Life as one of NYPD's not-so-finest
Title a book Bad Cop and brain-basher types like Harvey Keitel and Ray Liotta spring to mind. Decorate it with a photo of a doughnut and the declaration "Duty called. I couldn't find the phone." and you have the true slant of Paul Bacon's new book. In his three years with the NYPD, Bacon's rottenness had nothing to do with bribes and the lawless letting of blood. As a cop he was bad because his idealism and relentless sense of fairness took on a fart-in-church quality in Harlem's 32nd Precinct. After 9/11, Bacon — who had been working as a writer for a "major on-line directory" of Web sites — determined that NYC needed "protection," and that he should be a protector. An unlikely one, given that he hates guns, believes pot should be legal, and questions the semantics of "shoot to stop" versus "shoot to kill."

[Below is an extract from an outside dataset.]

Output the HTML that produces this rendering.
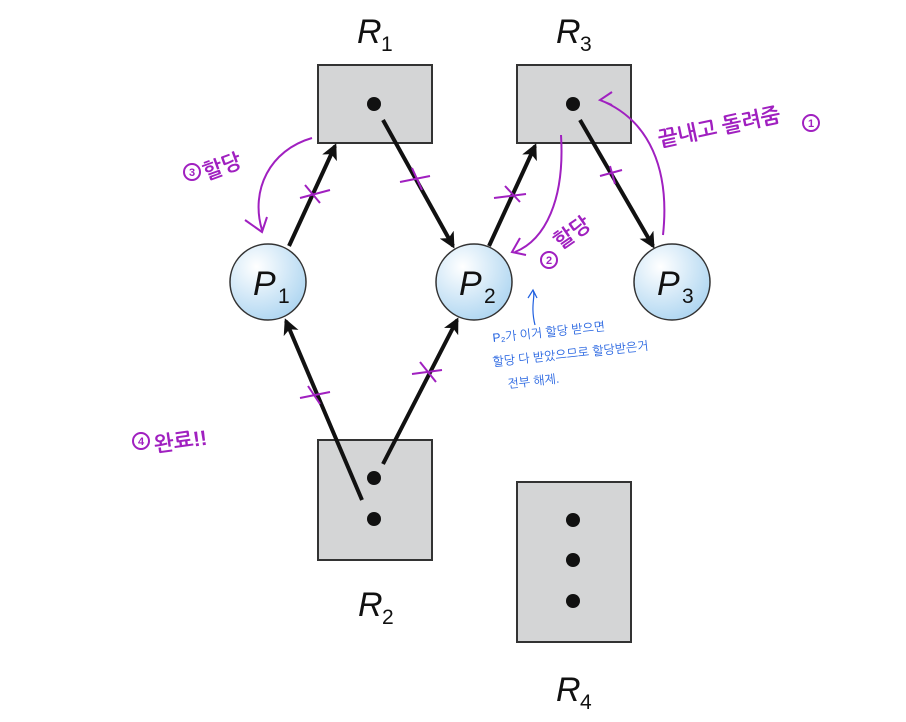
<!DOCTYPE html>
<html><head><meta charset="utf-8"><style>
body{margin:0;background:#fff;width:906px;height:722px;overflow:hidden}
svg{display:block}
.lab{font-family:"Liberation Sans",sans-serif;font-style:italic;font-size:34px;fill:#111}
.sub{font-family:"Liberation Sans",sans-serif;font-size:21px;fill:#111}
.pk{font-family:"Liberation Sans","NanumGothic","Noto Sans CJK KR",sans-serif;fill:#a020c0;font-size:21px;font-weight:bold}
.num{font-family:"Liberation Sans",sans-serif;fill:#a020c0;font-size:11px;font-weight:bold;text-anchor:middle}
.bl{font-family:"Liberation Sans","NanumGothic","Noto Sans CJK KR",sans-serif;fill:#2060e0;font-size:12px}
</style></head><body>
<svg width="906" height="722" viewBox="0 0 906 722">
<defs>
<radialGradient id="g" cx="0.35" cy="0.3" r="0.8"><stop offset="0" stop-color="#ffffff"/><stop offset="1" stop-color="#a9d3f0"/></radialGradient>
<marker id="a" markerWidth="16" markerHeight="16" refX="13" refY="8" orient="auto" markerUnits="userSpaceOnUse" viewBox="0 0 16 16"><path d="M0,0 L16,8 L0,16 L4,8z" fill="#111"/></marker>
</defs>
<g fill="#d4d5d6" stroke="#333" stroke-width="2">
<rect x="318" y="65" width="114" height="78"/>
<rect x="517" y="65" width="114" height="78"/>
<rect x="318" y="440" width="114" height="120"/>
<rect x="517" y="482" width="114" height="160"/>
</g>
<g fill="#111">
<circle cx="374" cy="104" r="7"/><circle cx="573" cy="104" r="7"/>
<circle cx="374" cy="478" r="7"/><circle cx="374" cy="519" r="7"/>
<circle cx="573" cy="520" r="7"/><circle cx="573" cy="560" r="7"/><circle cx="573" cy="601" r="7"/>
</g>
<g stroke="#111" stroke-width="4" marker-end="url(#a)" fill="none">
<line x1="289" y1="246" x2="335" y2="146"/>
<line x1="383" y1="120" x2="453" y2="246"/>
<line x1="489" y1="246" x2="535" y2="146"/>
<line x1="580" y1="120" x2="653" y2="246"/>
<line x1="362" y1="500" x2="286" y2="321"/>
<line x1="383" y1="464" x2="457" y2="320"/>
</g>
<g stroke="#333" stroke-width="1.5" fill="url(#g)">
<circle cx="268" cy="282" r="38"/><circle cx="474" cy="282" r="38"/><circle cx="672" cy="282" r="38"/>
</g>
<text class="lab" x="253" y="295">P</text><text class="sub" x="278" y="303">1</text>
<text class="lab" x="459" y="295">P</text><text class="sub" x="484" y="303">2</text>
<text class="lab" x="657" y="295">P</text><text class="sub" x="682" y="303">3</text>
<text class="lab" x="357" y="43">R</text><text class="sub" x="381" y="51">1</text>
<text class="lab" x="556" y="43">R</text><text class="sub" x="580" y="51">3</text>
<text class="lab" x="358" y="616">R</text><text class="sub" x="382" y="624">2</text>
<text class="lab" x="556" y="701">R</text><text class="sub" x="580" y="709">4</text>
<g stroke="#a020c0" stroke-width="2" fill="none">
<path d="M300,198 l30,-8 M305,185 l15,18"/>
<path d="M400,182 l30,-6 M412,168 l10,22"/>
<path d="M494,198 l32,-4 M505,186 l15,16"/>
<path d="M600,176 l22,-6 M610,166 l5,18"/>
<path d="M300,398 l30,-6 M308,386 l12,18"/>
<path d="M412,374 l30,-4 M420,362 l16,20"/>
<path d="M312,138 C270,150 250,190 262,230 M245,220 l17,12 l5,-15"/>
<path d="M561,135 C565,200 545,240 515,252 M520,238 l-8,14 l14,3"/>
<path d="M663,235 C670,170 650,120 600,100 M612,92 l-12,8 l12,5"/>
<circle cx="192" cy="172" r="8"/><circle cx="549" cy="260" r="8"/><circle cx="811" cy="123" r="8"/><circle cx="141" cy="441" r="8"/>
</g>
<text class="num" x="192" y="176">3</text><text class="pk" x="206" y="180" transform="rotate(-20 206 180)">할당</text>
<text class="num" x="549" y="264">2</text><text class="pk" x="560" y="250" transform="rotate(-35 560 250)">할당</text>
<text class="pk" x="660" y="147" transform="rotate(-12 660 147)">끝내고 돌려줌</text><text class="num" x="811" y="127">1</text>
<text class="num" x="141" y="445">4</text><text class="pk" x="155" y="452" transform="rotate(-8 155 452)">완료!!</text>
<path d="M535,325 C530,305 536,295 533,290 M528,298 l5,-8 l4,8" stroke="#2060e0" stroke-width="1.2" fill="none"/>
<text class="bl" x="493" y="342" transform="rotate(-6 493 342)">P₂가 이거 할당 받으면</text>
<text class="bl" x="493" y="366" transform="rotate(-6 493 366)">할당 다 받았으므로 할당받은거</text>
<text class="bl" x="508" y="388" transform="rotate(-6 508 388)">전부 해제.</text>
</svg>
</body></html>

Bad Cop is very funny — not surprising, since Bacon is a humor writer and cartoonist for McSweeney's, Mother Jones, and Salon. He is self-effacing and amenable to exposing the ludicrousness of his struggle — a sincere one, of course — to achieve cop greatness. On his debut patrolling "his" block, he figures, "Rather than poking around for trouble, I would deter it by giving off wholesome law-and-order vibrations." Upon witnessing a hand-to-hand drug transaction, he walks nervously toward the transactors. What's going through his head? "I assumed they were armed and dangerous, given their line of work. I was outnumbered, so I decided to just approach them, tactfully state my case, and let them go with a warning." The vibrations must've worked, because they walk off before Officer Bacon can open his mouth.
Our hero is smart enough to be made company sergeant at the police academy but too diffident for his fellow recruits to give a damn. Just before graduation, they get rambunctious and laugh at his order to "cut it out!" A recruit tells him he's worse than his predecessor, Moran. Bacon: "Moran was lazy. I'm just . . . " Recruit: "Spineless?" Bacon: "I was going to say 'laissez-faire.' I'm into quiet leadership. You know, leading by example. I'm not comfortable always telling people what to do. . . . I think we should be peacemakers more than head busters."
Three years in, Bacon can't delude himself anymore. After locking himself in a cruiser and admitting that he wishes a deranged perpetrator would hit her head and knock herself out, he has to agree with the officer who proclaimed him a danger to himself and others. He's a congenital klutz, and though he's finally developing the carapace required by the NYPD, the job is making him physically and psychically sick. It's time to turn in his " gleaming silver hand cannon" (a/k/a his Smith & Wesson).
Bacon's current beat is far from 125th Street: he lives in Hawaii, where he gives tourists surfing lessons. Via e-mail, he answered a couple of questions.
How did his NYPD stint change his ideas about cops? "I used to think that all cops were small-minded people on power trips. Now I know how hard their jobs are, and I understand why they seem to be at odds with the general population."